Military.com By Kelsey Baker 17 Feb 2023

Carole De Nola, a Gold Star mother whose son had died of a fentanyl overdose, stood at the elegant San Francisco War Memorial for a Christmas party in 2022 with a rolled-up scroll festooned with long holiday ribbons in her hand.

Inside the bundle of documents was De Nola's appeal for congressional attention to the accumulating toll on service members of the drug that had killed her son, a dangerous synthetic opioid.

De Nola spotted the target of her appeal, then-Speaker of the House Nancy Pelosi, and made a beeline for her, only to be swarmed by aides who took the scroll and swept De Nola aside.

Ari McGuire, De Nola's only child, had been a 23-year-old reconnaissance scout with Fort Bragg's storied 82nd Airborne Division.

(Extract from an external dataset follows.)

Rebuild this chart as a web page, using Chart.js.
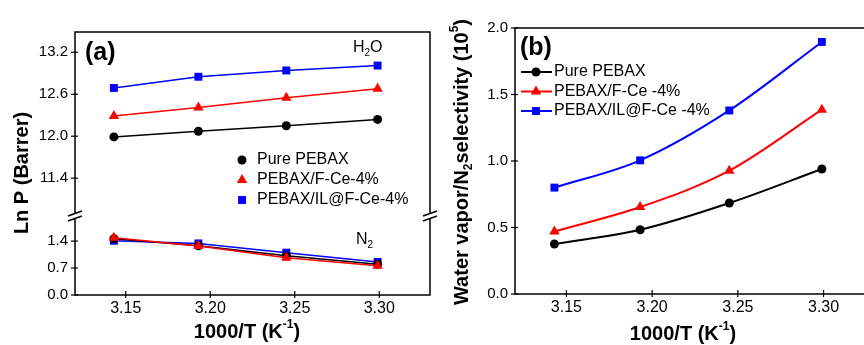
<!DOCTYPE html>
<html>
<head>
<meta charset="utf-8">
<script src="https://cdn.jsdelivr.net/npm/chart.js@4/dist/chart.umd.min.js"></script>
<style>
    body { margin: 0; width: 864px; height: 345px; overflow: hidden; background: #fff; position: relative; }
    #chartA { position: absolute; left: 0; top: 0; }
    #chartB { position: absolute; left: 430px; top: 0; }
</style>
</head>
<body>
<canvas id="chartA" width="445" height="345"></canvas>
<canvas id="chartB" width="460" height="345"></canvas>
<script>
// values
const tempX = [3.143, 3.193, 3.245, 3.299];          // 1000/T (K^-1)
const xTicks = [3.15, 3.20, 3.25, 3.30];

// (a) Ln P, H2O (upper part) and N2 (lower part)
const h2oPure = [11.99, 12.07, 12.15, 12.24];
const h2oFCe = [12.29, 12.41, 12.55, 12.68];
const h2oIL = [12.69, 12.85, 12.94, 13.01];
const n2Pure = [1.46, 1.28, 1.02, 0.80];
const n2FCe = [1.49, 1.27, 0.97, 0.76];
const n2IL = [1.41, 1.34, 1.10, 0.86];
const lnPHighTicks = [11.4, 12.0, 12.6, 13.2];
const lnPLowTicks = [0.0, 0.7, 1.4];
const seriesA = ['Pure PEBAX', 'PEBAX/F-Ce-4%', 'PEBAX/IL@F-Ce-4%'];

// (b) water vapor / N2 selectivity (10^5)
const selPure = [0.376, 0.483, 0.684, 0.94];
const selFCe = [0.47, 0.654, 0.927, 1.386];
const selIL = [0.80, 1.005, 1.38, 1.895];
const selTicks = [0.0, 0.5, 1.0, 1.5, 2.0];
const seriesB = ['Pure PEBAX', 'PEBAX/F-Ce -4%', 'PEBAX/IL@F-Ce -4%'];

// styles
const COLORS = ['#000000', '#ff0000', '#0000ff'];
const SHAPES = ['circle', 'triangle', 'rect'];
const RADII = [4.5, 6, 5.6];
const FONT = '"Liberation Sans", Arial, Helvetica, sans-serif';

Chart.defaults.font.family = FONT;
Chart.defaults.color = '#000';

function pts(ys) {
    return tempX.map((x, i) => ({ x: x, y: ys[i] }));
}

function makeSet(i, label, ys, yAxis, width, smooth) {
    return {
        label: label,
        data: pts(ys),
        yAxisID: yAxis,
        borderColor: COLORS[i],
        backgroundColor: COLORS[i],
        borderWidth: width,
        pointStyle: SHAPES[i],
        pointRadius: RADII[i],
        pointBackgroundColor: COLORS[i],
        pointBorderWidth: 0,
        cubicInterpolationMode: smooth ? 'monotone' : 'default',
        tension: smooth ? 0.4 : 0
    };
}

function fixTicks(list) {
    return function(scale) { scale.ticks = list.map(v => ({ value: v })); };
}

function line(ctx, x1, y1, x2, y2) {
    ctx.beginPath();
    ctx.moveTo(x1, y1);
    ctx.lineTo(x2, y2);
    ctx.stroke();
}

function marker(ctx, i, x, y) {
    const r = RADII[i];
    ctx.fillStyle = COLORS[i];
    ctx.beginPath();
    if (SHAPES[i] === 'circle') {
        ctx.arc(x, y, r, 0, Math.PI * 2);
    } else if (SHAPES[i] === 'triangle') {
        for (let k = 0; k < 3; k++) {
            const a = k * 2 * Math.PI / 3;
            const px = x + Math.sin(a) * r, py = y - Math.cos(a) * r;
            if (k === 0) ctx.moveTo(px, py); else ctx.lineTo(px, py);
        }
        ctx.closePath();
    } else {
        const s = r * Math.SQRT1_2;
        ctx.rect(x - s, y - s, 2 * s, 2 * s);
    }
    ctx.fill();
}

// parts: [text, 0 normal | 1 subscript | 2 superscript]
function richText(ctx, parts, x, y, size, bold, align, rotate) {
    const w = bold ? 'bold ' : '';
    const big = w + size + 'px ' + FONT;
    const small = w + Math.round(size * 0.62) + 'px ' + FONT;
    ctx.save();
    ctx.translate(x, y);
    if (rotate) ctx.rotate(-Math.PI / 2);
    let total = 0;
    parts.forEach(p => { ctx.font = p[1] ? small : big; total += ctx.measureText(p[0]).width; });
    let cx = align === 'center' ? -total / 2 : 0;
    ctx.textBaseline = 'middle';
    ctx.textAlign = 'left';
    ctx.fillStyle = '#000';
    parts.forEach(p => {
        ctx.font = p[1] ? small : big;
        const dy = p[1] === 1 ? size * 0.32 : (p[1] === 2 ? -size * 0.36 : 0);
        ctx.fillText(p[0], cx, dy);
        cx += ctx.measureText(p[0]).width;
    });
    ctx.restore();
}

function frameAndTicks(chart, xScale, yList) {
    const { ctx, chartArea: a } = chart;
    ctx.strokeStyle = '#000';
    ctx.lineWidth = 1.5;
    ctx.strokeRect(a.left, a.top, a.right - a.left, a.bottom - a.top);
    ctx.lineWidth = 1.2;
    xTicks.forEach(v => {
        const px = xScale.getPixelForValue(v);
        line(ctx, px, a.bottom - 4, px, a.bottom + 3);
    });
    yList.forEach(([scale, ticks]) => {
        ticks.forEach(v => {
            const py = scale.getPixelForValue(v);
            line(ctx, a.left - 4, py, a.left + 3, py);
        });
    });
}

const panelA = {
    id: 'panelA',
    afterDraw(chart) {
        const { ctx, chartArea: a, scales } = chart;
        ctx.save();
        frameAndTicks(chart, scales.x, [[scales.yHigh, lnPHighTicks], [scales.yLow, lnPLowTicks]]);

        // axis break marks
        const by = scales.yHigh.bottom - 1;
        [a.left, a.right].forEach(bx => {
            ctx.fillStyle = '#fff';
            ctx.fillRect(bx - 2, by - 4, 4, 5);
            ctx.strokeStyle = '#000';
            ctx.lineWidth = 1.4;
            line(ctx, bx - 7, by - 1, bx + 7, by - 6);
            line(ctx, bx - 7, by + 4, bx + 7, by - 1);
        });

        // legend (symbols only)
        seriesA.forEach((name, i) => {
            const ly = 160 + i * 20;
            marker(ctx, i, 242, ly);
            ctx.fillStyle = '#000';
            ctx.font = '16px ' + FONT;
            ctx.textBaseline = 'middle';
            ctx.fillText(name, 257, ly);
        });

        richText(ctx, [['H', 0], ['2', 1], ['O', 0]], 353, 48, 16, false, 'left');
        richText(ctx, [['N', 0], ['2', 1]], 356, 240, 16, false, 'left');
        richText(ctx, [['(a)', 0]], 85, 53, 25, true, 'left');
        richText(ctx, [['Ln P (Barrer)', 0]], 22, 173, 20, true, 'center', true);
        richText(ctx, [['1000/T (K', 0], ['-1', 2], [')', 0]], 247, 332, 20, true, 'center');
        ctx.restore();
    }
};

const panelB = {
    id: 'panelB',
    afterDraw(chart) {
        const { ctx, scales } = chart;
        ctx.save();
        frameAndTicks(chart, scales.x, [[scales.y, selTicks]]);

        // legend (line + symbol)
        seriesB.forEach((name, i) => {
            const ly = 72 + i * 19.5;
            ctx.strokeStyle = COLORS[i];
            ctx.lineWidth = 2;
            line(ctx, 91, ly, 122, ly);
            marker(ctx, i, 106, ly);
            ctx.fillStyle = '#000';
            ctx.font = '16px ' + FONT;
            ctx.textBaseline = 'middle';
            ctx.fillText(name, 124, ly);
        });

        richText(ctx, [['(b)', 0]], 90, 48, 25, true, 'left');
        richText(ctx, [['Water vapor/N', 0], ['2', 1], ['selectivity (10', 0], ['5', 2], [')', 0]],
            32, 162, 20, true, 'center', true);
        richText(ctx, [['1000/T (K', 0], ['-1', 2], [')', 0]], 253, 334, 20, true, 'center');
        ctx.restore();
    }
};

function xScaleOpts(height) {
    return {
        type: 'linear', min: 3.12, max: 3.33,
        grid: { display: false, drawTicks: false },
        border: { display: false },
        afterBuildTicks: fixTicks(xTicks),
        afterFit: s => { s.height = height; },
        ticks: { padding: 4, font: { size: 16 }, callback: v => v.toFixed(2) }
    };
}

function yScaleOpts(min, max, list, width, extra) {
    return Object.assign({
        type: 'linear', position: 'left', min: min, max: max,
        grid: { display: false, drawTicks: false },
        border: { display: false },
        afterBuildTicks: fixTicks(list),
        afterFit: s => { s.width = width; },
        ticks: { padding: 7, font: { size: 15 }, callback: v => v.toFixed(1) }
    }, extra);
}

new Chart(document.getElementById('chartA'), {
    type: 'line',
    data: {
        datasets: [
            makeSet(1, seriesA[1], h2oFCe, 'yHigh', 1.5, false),
            makeSet(0, seriesA[0], h2oPure, 'yHigh', 1.5, false),
            makeSet(2, seriesA[2], h2oIL, 'yHigh', 1.5, false),
            makeSet(1, seriesA[1], n2FCe, 'yLow', 1.5, false),
            makeSet(0, seriesA[0], n2Pure, 'yLow', 1.5, false),
            makeSet(2, seriesA[2], n2IL, 'yLow', 1.5, false)
        ]
    },
    options: {
        responsive: false,
        animation: false,
        layout: { padding: { top: 32, right: 15, left: 0, bottom: 0 } },
        plugins: { legend: { display: false }, tooltip: { enabled: false } },
        scales: {
            x: xScaleOpts(50),
            yLow: yScaleOpts(0, 2.0, lnPLowTicks, 75, { stack: 'lnp', stackWeight: 77 }),
            yHigh: yScaleOpts(10.83, 13.49, lnPHighTicks, 75, { stack: 'lnp', stackWeight: 186 })
        }
    },
    plugins: [panelA]
});

new Chart(document.getElementById('chartB'), {
    type: 'line',
    data: {
        datasets: [
            makeSet(0, seriesB[0], selPure, 'y', 2, true),
            makeSet(1, seriesB[1], selFCe, 'y', 2, true),
            makeSet(2, seriesB[2], selIL, 'y', 2, true)
        ]
    },
    options: {
        responsive: false,
        animation: false,
        layout: { padding: { top: 28, right: 15, left: 0, bottom: 0 } },
        plugins: { legend: { display: false }, tooltip: { enabled: false } },
        scales: {
            x: xScaleOpts(51),
            y: yScaleOpts(0, 2.0, selTicks, 85)
        }
    },
    plugins: [panelB]
});
</script>
</body>
</html>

He'd wanted to go to Ranger School and had already received an Army Commendation Medal in 2018 for a deployment to Afghanistan.

But on a Friday night in August 2019, De Nola got a call from an Army officer: Her son was on life support in a Fayetteville, North Carolina, hospital. Ari's heart had stopped beating while riding in an Uber, coming through the gate at Fort Bragg. An ambulance had managed to revive him, and Ari was induced into a coma upon arriving at the hospital.

De Nola, her husband Joseph, and the cantor from their synagogue had made the daylong trek from California to North Carolina to say goodbye to Ari. "When we got there, the doctor told us that there was nothing they could do. I'm sure that the whole hospital heard me screaming."

Ari had unknowingly overdosed on fentanyl. It's 50 to 100 times more potent than morphine, and tiny amounts can kill. "We didn't know what had happened," De Nola said. "It was absolutely the biggest nightmare I could ever imagine."

Ari's death was one of 332 fatal overdoses within the military, according to information newly released by the Pentagon on ODs between 2017 and 2021 that was sent to lawmakers.

The vast majority of those have been newly categorized as "accidental." The five-year period saw 15,000 non-fatal ODs amongst the active-duty force.